§ **PROBLEM REQUIREMENTS**
Check each line of the records below for the string "that", then state how many lines contain it, with no other output.

***** SOURCE MATERIAL *****

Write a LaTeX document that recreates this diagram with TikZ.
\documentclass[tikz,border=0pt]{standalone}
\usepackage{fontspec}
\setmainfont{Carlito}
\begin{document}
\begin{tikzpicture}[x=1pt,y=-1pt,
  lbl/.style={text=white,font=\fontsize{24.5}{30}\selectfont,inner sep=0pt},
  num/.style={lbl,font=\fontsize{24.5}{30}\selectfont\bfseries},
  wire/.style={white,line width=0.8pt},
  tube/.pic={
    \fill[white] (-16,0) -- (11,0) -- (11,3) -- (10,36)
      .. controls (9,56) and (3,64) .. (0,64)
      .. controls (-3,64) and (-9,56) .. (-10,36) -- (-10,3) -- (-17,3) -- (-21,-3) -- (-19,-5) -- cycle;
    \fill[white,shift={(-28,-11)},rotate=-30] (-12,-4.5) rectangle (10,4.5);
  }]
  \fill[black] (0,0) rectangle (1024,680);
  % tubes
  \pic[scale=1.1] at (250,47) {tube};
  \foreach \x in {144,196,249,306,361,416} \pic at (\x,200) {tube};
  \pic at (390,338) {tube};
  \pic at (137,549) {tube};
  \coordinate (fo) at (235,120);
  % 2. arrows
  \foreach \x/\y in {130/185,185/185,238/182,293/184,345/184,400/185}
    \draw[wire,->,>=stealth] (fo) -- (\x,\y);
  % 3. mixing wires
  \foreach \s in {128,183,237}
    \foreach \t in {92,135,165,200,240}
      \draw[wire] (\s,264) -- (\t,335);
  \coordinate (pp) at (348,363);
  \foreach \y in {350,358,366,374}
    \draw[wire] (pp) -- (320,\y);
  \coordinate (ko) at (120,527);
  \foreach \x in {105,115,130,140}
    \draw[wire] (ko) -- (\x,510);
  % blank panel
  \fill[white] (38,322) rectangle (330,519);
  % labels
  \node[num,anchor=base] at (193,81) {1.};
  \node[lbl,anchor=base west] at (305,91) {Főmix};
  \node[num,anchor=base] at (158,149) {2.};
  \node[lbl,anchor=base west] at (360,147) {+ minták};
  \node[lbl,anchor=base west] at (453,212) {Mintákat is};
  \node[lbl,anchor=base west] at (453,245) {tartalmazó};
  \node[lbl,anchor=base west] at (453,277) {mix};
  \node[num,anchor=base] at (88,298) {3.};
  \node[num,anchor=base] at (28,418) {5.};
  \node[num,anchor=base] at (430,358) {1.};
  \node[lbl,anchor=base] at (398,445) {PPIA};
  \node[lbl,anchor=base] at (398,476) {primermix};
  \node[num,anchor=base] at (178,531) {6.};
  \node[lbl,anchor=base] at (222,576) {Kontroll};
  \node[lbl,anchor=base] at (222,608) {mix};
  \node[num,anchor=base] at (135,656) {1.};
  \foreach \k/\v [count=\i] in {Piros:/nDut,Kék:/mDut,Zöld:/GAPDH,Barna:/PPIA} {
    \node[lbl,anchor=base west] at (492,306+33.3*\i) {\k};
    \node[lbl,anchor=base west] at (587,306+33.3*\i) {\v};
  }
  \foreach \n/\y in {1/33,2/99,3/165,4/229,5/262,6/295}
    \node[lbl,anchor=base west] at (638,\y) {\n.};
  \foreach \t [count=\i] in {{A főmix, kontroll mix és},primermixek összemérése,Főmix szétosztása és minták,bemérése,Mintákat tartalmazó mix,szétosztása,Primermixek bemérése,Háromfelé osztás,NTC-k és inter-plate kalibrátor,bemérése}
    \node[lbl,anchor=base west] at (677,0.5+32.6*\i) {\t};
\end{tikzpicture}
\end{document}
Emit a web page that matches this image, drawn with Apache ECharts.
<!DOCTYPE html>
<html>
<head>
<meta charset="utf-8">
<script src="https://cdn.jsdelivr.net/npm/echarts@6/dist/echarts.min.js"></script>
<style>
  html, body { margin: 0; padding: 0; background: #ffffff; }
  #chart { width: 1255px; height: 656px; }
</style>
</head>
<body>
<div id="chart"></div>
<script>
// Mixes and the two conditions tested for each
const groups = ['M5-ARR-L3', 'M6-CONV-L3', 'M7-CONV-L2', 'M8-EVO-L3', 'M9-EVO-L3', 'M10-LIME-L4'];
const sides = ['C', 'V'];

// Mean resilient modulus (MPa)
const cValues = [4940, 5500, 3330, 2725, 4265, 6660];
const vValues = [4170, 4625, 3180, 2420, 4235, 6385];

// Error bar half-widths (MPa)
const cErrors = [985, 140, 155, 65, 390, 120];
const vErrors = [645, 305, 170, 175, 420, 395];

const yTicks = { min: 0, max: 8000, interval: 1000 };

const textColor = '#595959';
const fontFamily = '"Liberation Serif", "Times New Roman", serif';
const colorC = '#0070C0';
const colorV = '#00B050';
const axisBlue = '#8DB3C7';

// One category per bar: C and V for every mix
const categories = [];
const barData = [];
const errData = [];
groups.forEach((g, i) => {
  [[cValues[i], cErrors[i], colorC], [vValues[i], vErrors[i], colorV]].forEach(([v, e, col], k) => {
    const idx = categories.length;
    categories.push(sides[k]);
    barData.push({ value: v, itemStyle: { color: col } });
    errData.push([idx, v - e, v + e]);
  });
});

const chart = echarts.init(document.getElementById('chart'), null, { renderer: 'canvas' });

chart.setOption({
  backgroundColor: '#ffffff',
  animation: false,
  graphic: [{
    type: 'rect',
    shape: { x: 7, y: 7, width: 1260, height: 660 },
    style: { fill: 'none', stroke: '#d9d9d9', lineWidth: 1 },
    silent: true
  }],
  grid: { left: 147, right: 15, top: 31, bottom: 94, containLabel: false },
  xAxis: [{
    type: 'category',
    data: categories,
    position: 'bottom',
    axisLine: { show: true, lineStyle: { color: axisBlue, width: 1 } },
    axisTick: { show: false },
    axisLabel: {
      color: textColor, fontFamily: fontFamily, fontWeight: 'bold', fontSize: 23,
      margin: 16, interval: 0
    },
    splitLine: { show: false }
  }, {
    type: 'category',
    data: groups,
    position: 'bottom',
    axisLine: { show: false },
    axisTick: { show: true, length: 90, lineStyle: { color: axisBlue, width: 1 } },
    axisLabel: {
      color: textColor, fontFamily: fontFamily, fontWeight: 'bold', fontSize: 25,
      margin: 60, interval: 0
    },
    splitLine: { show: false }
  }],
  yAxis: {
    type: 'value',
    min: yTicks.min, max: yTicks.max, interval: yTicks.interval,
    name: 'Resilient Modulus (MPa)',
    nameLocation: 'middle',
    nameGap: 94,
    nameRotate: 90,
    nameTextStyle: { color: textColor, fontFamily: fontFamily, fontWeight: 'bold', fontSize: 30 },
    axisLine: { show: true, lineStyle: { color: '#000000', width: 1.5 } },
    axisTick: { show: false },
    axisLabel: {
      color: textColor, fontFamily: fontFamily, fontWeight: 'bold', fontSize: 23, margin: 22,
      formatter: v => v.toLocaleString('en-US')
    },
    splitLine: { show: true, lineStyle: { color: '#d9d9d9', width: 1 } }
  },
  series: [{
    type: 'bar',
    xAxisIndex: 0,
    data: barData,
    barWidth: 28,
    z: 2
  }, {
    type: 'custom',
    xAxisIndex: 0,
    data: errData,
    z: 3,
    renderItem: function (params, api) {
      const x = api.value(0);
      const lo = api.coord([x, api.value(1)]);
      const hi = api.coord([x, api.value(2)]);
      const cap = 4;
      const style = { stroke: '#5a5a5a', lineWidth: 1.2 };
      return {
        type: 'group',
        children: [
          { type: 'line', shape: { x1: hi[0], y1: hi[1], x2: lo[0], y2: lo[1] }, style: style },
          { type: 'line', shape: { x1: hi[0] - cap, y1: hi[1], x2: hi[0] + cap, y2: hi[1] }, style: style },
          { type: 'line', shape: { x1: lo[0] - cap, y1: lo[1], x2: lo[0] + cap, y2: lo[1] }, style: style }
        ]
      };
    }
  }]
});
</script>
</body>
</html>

*****

§ **RESULT FOR THIS EXERCISE**
2